Zero George
Daily price line
Upcoming nightly rates
Review
Character and identity
Zero George occupies a cluster of restored 1800s Charleston dwellings, four classic single houses and two carriage houses, woven together by gardens designed by landscape architect Sheila Wertimer. With just 16 rooms reached via courtyards lined with camellias and palmettos, the scale is intimate and the address quintessentially Lowcountry. Interiors lean light and contemporary (pale blue walls, marble vanities, flax rugs) rather than heritage-heavy. The Restaurant at Zero George holds a Michelin Recommendation under chef Vinson Petrillo, and the veranda Caviar Bar is a fixture.

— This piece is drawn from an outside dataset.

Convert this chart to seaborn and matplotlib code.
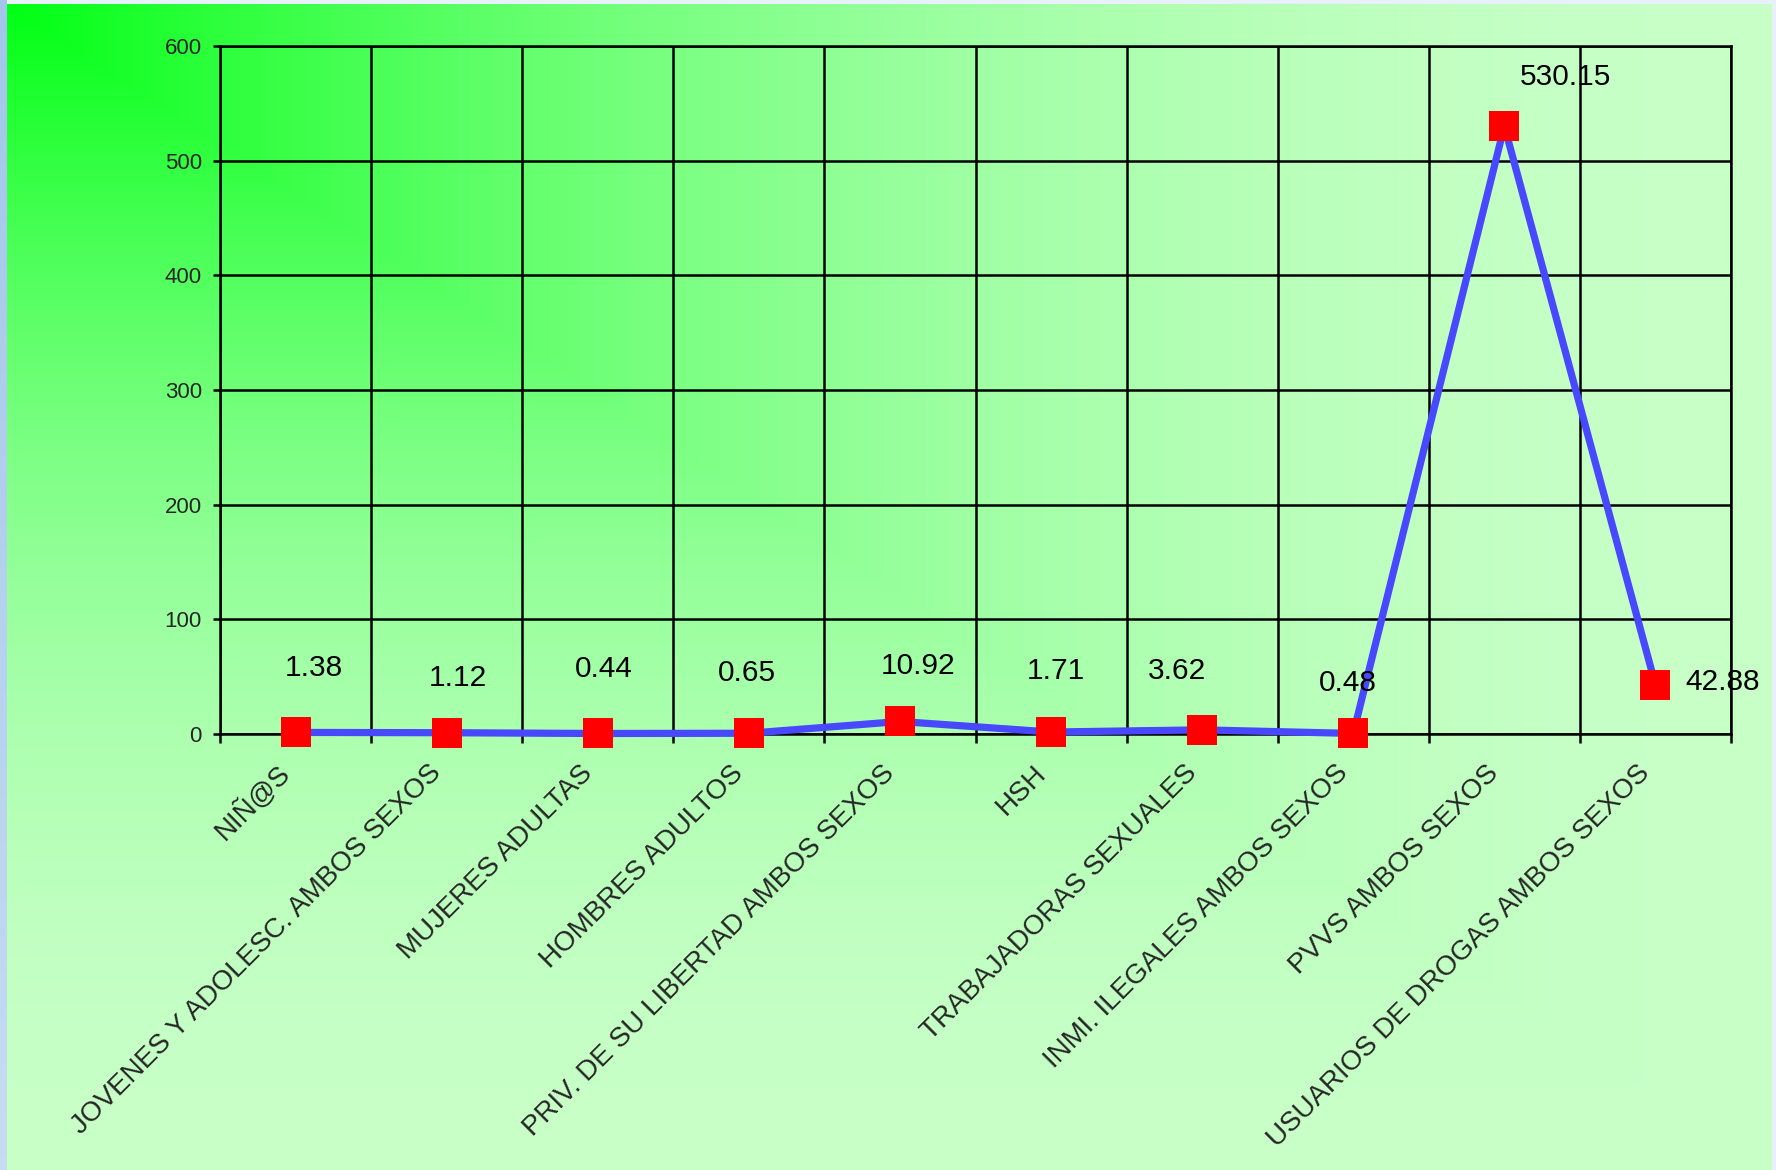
import numpy as np
import pandas as pd
import matplotlib
matplotlib.use("Agg")
import matplotlib.pyplot as plt
import seaborn as sns

# datos del grafico
grupos = ["NIÑ@S", "JOVENES Y ADOLESC. AMBOS SEXOS", "MUJERES ADULTAS",
          "HOMBRES ADULTOS", "PRIV. DE SU LIBERTAD AMBOS SEXOS", "HSH",
          "TRABAJADORAS SEXUALES", "INMI. ILEGALES AMBOS SEXOS",
          "PVVS AMBOS SEXOS", "USUARIOS DE DROGAS AMBOS SEXOS"]
valores = [1.38, 1.12, 0.44, 0.65, 10.92, 1.71, 3.62, 0.48, 530.15, 42.88]
y_ticks = [0, 100, 200, 300, 400, 500, 600]

# desplazamiento de las etiquetas de datos (pixeles)
desplaz = [(18, 64), (11, 55), (6, 64), (-2, 60), (18, 55), (5, 61),
           (-25, 59), (-5, 50), (61, 49), (67, 3)]

df = pd.DataFrame({"grupo": grupos, "valor": valores})

sns.set_theme(style="white")
plt.rcParams["font.family"] = ["Liberation Sans", "DejaVu Sans"]

W, H = 1776, 1170
fig = plt.figure(figsize=(W / 100, H / 100), dpi=100)
fig.patch.set_facecolor("#e8f0f9")

# franja azul a la izquierda
strip = fig.add_axes([0, 0, 7 / W, 1])
grad_s = np.linspace(0, 1, 100)[:, None]
strip.imshow(grad_s, aspect="auto", cmap=matplotlib.colors.LinearSegmentedColormap.from_list(
    "s", ["#a2c6ea", "#c6dcf2"]), extent=[0, 1, 0, 1], origin="upper")
strip.axis("off")

# fondo degradado verde "desde la esquina" (contornos rectangulares)
pw, ph = 1764, 1166
bg = fig.add_axes([7 / W, 0, pw / W, ph / H])
xx, yy = np.meshgrid(np.arange(pw) / pw, np.arange(ph) / ph)
u = np.maximum(xx, yy)
t = 1 - (1 - u) ** 2
c0 = np.array([0x00, 0xff, 0x14]) / 255
c1 = np.array([0xc8, 0xff, 0xc8]) / 255
img = c0[None, None, :] + (c1 - c0)[None, None, :] * t[:, :, None]
bg.imshow(img, aspect="auto", interpolation="bilinear")
bg.axis("off")

ax = fig.add_axes([220 / W, 1 - 734 / H, (1731 - 220) / W, (734 - 46) / H])
ax.set_facecolor("none")

sns.lineplot(data=df, x="grupo", y="valor", ax=ax, color="#4848ff",
             linewidth=5.2, sort=False, zorder=3, clip_on=False)
sns.scatterplot(data=df, x="grupo", y="valor", ax=ax, marker="s",
                color="#ff0000", s=490, linewidth=0, zorder=4, clip_on=False)

for i, v in enumerate(valores):
    ax.annotate(f"{v:.2f}", (i, v), xytext=desplaz[i], textcoords="offset pixels",
                ha="center", va="center", fontsize=21.5, color="black", zorder=5)

ax.set_xlim(-0.5, len(grupos) - 0.5)
ax.set_ylim(0, 600)
ax.set_yticks(y_ticks)
ax.set_xticks(range(len(grupos)))
ax.set_xticks(np.arange(len(grupos) + 1) - 0.5, minor=True)
ax.set_xticklabels(grupos, rotation=45, ha="right", va="bottom",
                   rotation_mode="anchor", fontsize=20)
ax.set_xlabel("")
ax.set_ylabel("")

ax.grid(False)
ax.grid(True, axis="y", which="major", color="black", linewidth=1.8)
ax.grid(True, axis="x", which="minor", color="black", linewidth=1.8)
ax.tick_params(axis="x", which="major", length=0, pad=32)
ax.tick_params(axis="x", which="minor", length=6.5, width=1.8, color="black",
               direction="out", bottom=True)
ax.tick_params(axis="y", which="major", length=5, width=1.8, color="black",
               direction="out", left=True, labelsize=16, pad=8)
for s in ax.spines.values():
    s.set_color("black")
    s.set_linewidth(1.8)
ax.set_axisbelow(True)

fig.savefig("out.png", dpi=100, facecolor=fig.get_facecolor())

Service runs warm and residential, more house guest than hotel patron.
Who's it for
Best for:
Couples and design-literate travellers who want walkable historic Charleston with a genuinely small-property feel, serious tasting-menu dinners, and rituals like champagne on arrival, harbour meditation sails, and loaner bicycles. The multi-bedroom Residences also suit families or anyone settling in for a longer stay.
Should look elsewhere:
Anyone needing a full spa, pool, gym on site, or elevator-served floors should look elsewhere. Guests with mobility limitations have only a few suitable rooms, and travellers wanting a buzzy lobby scene or expansive resort amenities will find this too quiet and contained.
Bottom line
What sets this place apart is the combination of Petrillo's cooking and the residential intimacy of six restored houses around a garden, an experience closer to staying in a private Charleston compound than checking into a hotel. Book a garden-side room rather than streetside to dodge traffic noise, secure dinner at the time of booking, and consider the Monday cooking demo if your dates allow.